Physics
Scientific paper
Oct 2004
adsabs.harvard.edu/cgi-bin/nph-data_query?bibcode=2004jgra..10910211z&link_type=abstract
Journal of Geophysical Research, Volume 109, Issue A10, CiteID A10211
Physics
8
Magnetospheric Physics: Energetic Particles, Trapped, Magnetospheric Physics: Storms And Substorms, Magnetospheric Physics: Numerical Modeling, Magnetospheric Physics: Magnetosphere-Inner, Magnetospheric Physics: Forecasting
Scientific paper
We model energetic particle injections during substorms by investigating the particle interaction with an earthward propagating electromagnetic pulse of spatially localized transient electric (E) and magnetic (B) fields, superposed over a background B field.

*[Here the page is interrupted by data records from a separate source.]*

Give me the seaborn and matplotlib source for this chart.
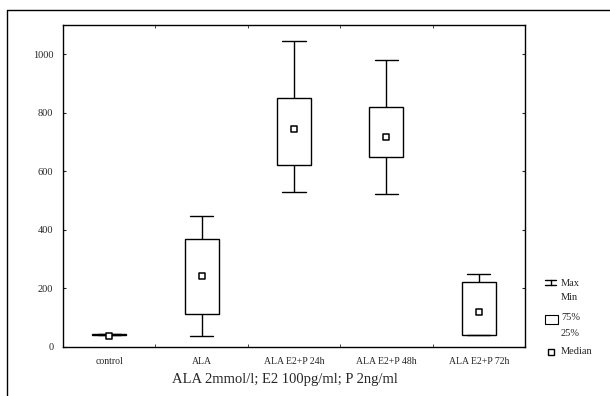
import numpy as np
import pandas as pd
import seaborn as sns
import matplotlib.pyplot as plt
from matplotlib.lines import Line2D
from matplotlib.patches import Rectangle

groups = ["control", "ALA", "ALA E2+P 24h", "ALA E2+P 48h", "ALA E2+P 72h"]
mins = [40, 39, 529, 522, 40]
q1s = [41, 113, 623, 650, 40]
q3s = [43, 368, 849, 819, 223]
maxs = [44, 447, 1045, 979, 249]
medians = [37, 241, 744, 718, 120]

# five-point summary per group -> box drawn with whis=(0, 100)
rows = []
for g, lo, a, m, b, hi in zip(groups, mins, q1s, medians, q3s, maxs):
    mid = min(max(m, a), b)
    for v in (lo, a, mid, b, hi):
        rows.append({"group": g, "value": v})
df = pd.DataFrame(rows)

sns.set_style("ticks")
plt.rcParams["font.family"] = ["Liberation Serif", "DejaVu Serif"]

W, H = 610, 396
fig = plt.figure(figsize=(W / 100, H / 100), dpi=100)
ax = fig.add_axes([63 / W, 1 - 347 / H, (525 - 63) / W, (347 - 25) / H])


def px(x, y):
    return x / W, 1 - y / H


sns.boxplot(
    data=df, x="group", y="value", order=groups, ax=ax,
    whis=(0, 100), width=0.37, color="white", linecolor="black",
    linewidth=1, showfliers=False, capwidths=0.25,
    medianprops={"visible": False},
)
sns.scatterplot(
    x=np.arange(len(groups)), y=medians, ax=ax, marker="s", s=24,
    color="white", edgecolor="black", linewidth=1.1, zorder=5, legend=False,
)

ax.set_xlim(-0.5, len(groups) - 0.5)
ax.set_ylim(0, 1100)
ax.set_xticks(range(len(groups)))
ax.set_xticklabels(groups, fontsize=7)
ax.set_xticks(np.arange(0.5, len(groups) - 1, 1), minor=True)
ax.set_yticks(range(0, 1001, 200))
ax.tick_params(axis="y", labelsize=7.5, direction="in", length=2,
               right=True, pad=7)
ax.tick_params(axis="x", which="major", length=0, pad=7)
ax.tick_params(axis="x", which="minor", direction="in", length=2, top=True)
for s in ax.spines.values():
    s.set_linewidth(1)
    s.set_color("black")
    s.set_visible(True)
ax.set_ylabel("")
ax.set_xlabel("ALA 2mmol/l; E2 100pg/ml; P 2ng/ml", fontsize=10.5, labelpad=7)
ax.xaxis.set_label_coords((285 - 63) / 462, -0.08)

# outer frame (left and top only visible)
fig.add_artist(Line2D([7 / W, 7 / W], [0, 1 - 10 / H], color="black", lw=1))
fig.add_artist(Line2D([7 / W, 1], [1 - 10 / H, 1 - 10 / H], color="black", lw=1))

# legend
lk = dict(color="black", lw=1, transform=fig.transFigure)
x0, x1, xc = 545, 556, 550.5
for y in (280, 285):
    fig.add_artist(Line2D(*zip(px(x0, y), px(x1, y)), **lk))
fig.add_artist(Line2D(*zip(px(xc, 280), px(xc, 285)), **lk))
fig.add_artist(Rectangle(px(545, 324), 13 / W, 9 / H, transform=fig.transFigure,
                         facecolor="white", edgecolor="black", lw=0.8))
fig.add_artist(Rectangle(px(548, 355), 6 / W, 6 / H, transform=fig.transFigure,
                         facecolor="white", edgecolor="black", lw=1))
tk = dict(fontsize=7.5, va="center", ha="left")
for label, y in [("Max", 284), ("Min", 298), ("75%", 318), ("25%", 333),
                 ("Median", 351)]:
    fig.text(*px(561, y), label, **tk)

fig.savefig("out.png", dpi=100)
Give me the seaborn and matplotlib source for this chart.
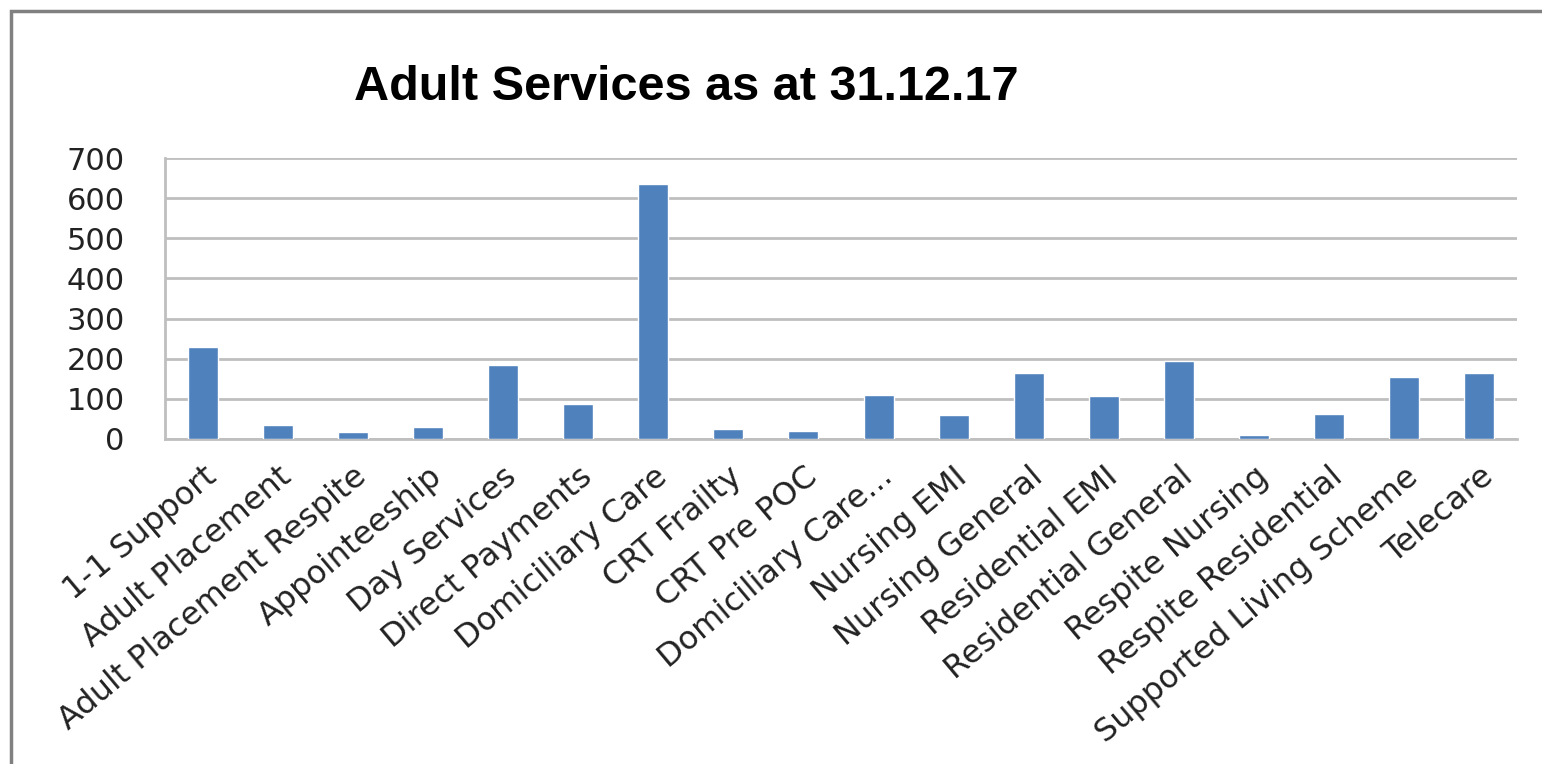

The current work extends our previous model by considering the background field to be nondipolar (stretched) before the arrival of the pulse (i.e., during the substorm growth phase), changing in a time-dependent manner into a dipole field in the wake of the pulse. The particle motion still conserves the first adiabatic invariant, even in the stretched B field, and both protons and electrons are convected earthward by the E × B drift to regions of higher field, undergoing betatron acceleration. As in the previous model, we find fully analytical solutions for the gyrocenter motion of the 90° pitch angle particles, and we use them to compute the injected particle flux. We discuss how the model can explain several injection features such as the low/high energy cutoffs, and finally we apply the solutions to a simulation of an actual injection event, obtaining good agreement with observations. The current results with the more realistic background field show significant increase in particle flux for ``substorm energies'' (tens to hundreds of keVs) compared with the case of a dipole background, leading to the conclusion that the particles have to arrive from closer to Earth than before in order to explain the observed injected flux levels. The new model provides a better fit to observations than the previous one, since it requires lower transient E fields (more realistic of a typical substorm), and thus better explains the ubiquity of particle injections associated with substorms.
Birn Joachim
Cheng C. Z.
Friedel Reiner H. W.
Reeves Geoff D.
Thomsen Michelle F.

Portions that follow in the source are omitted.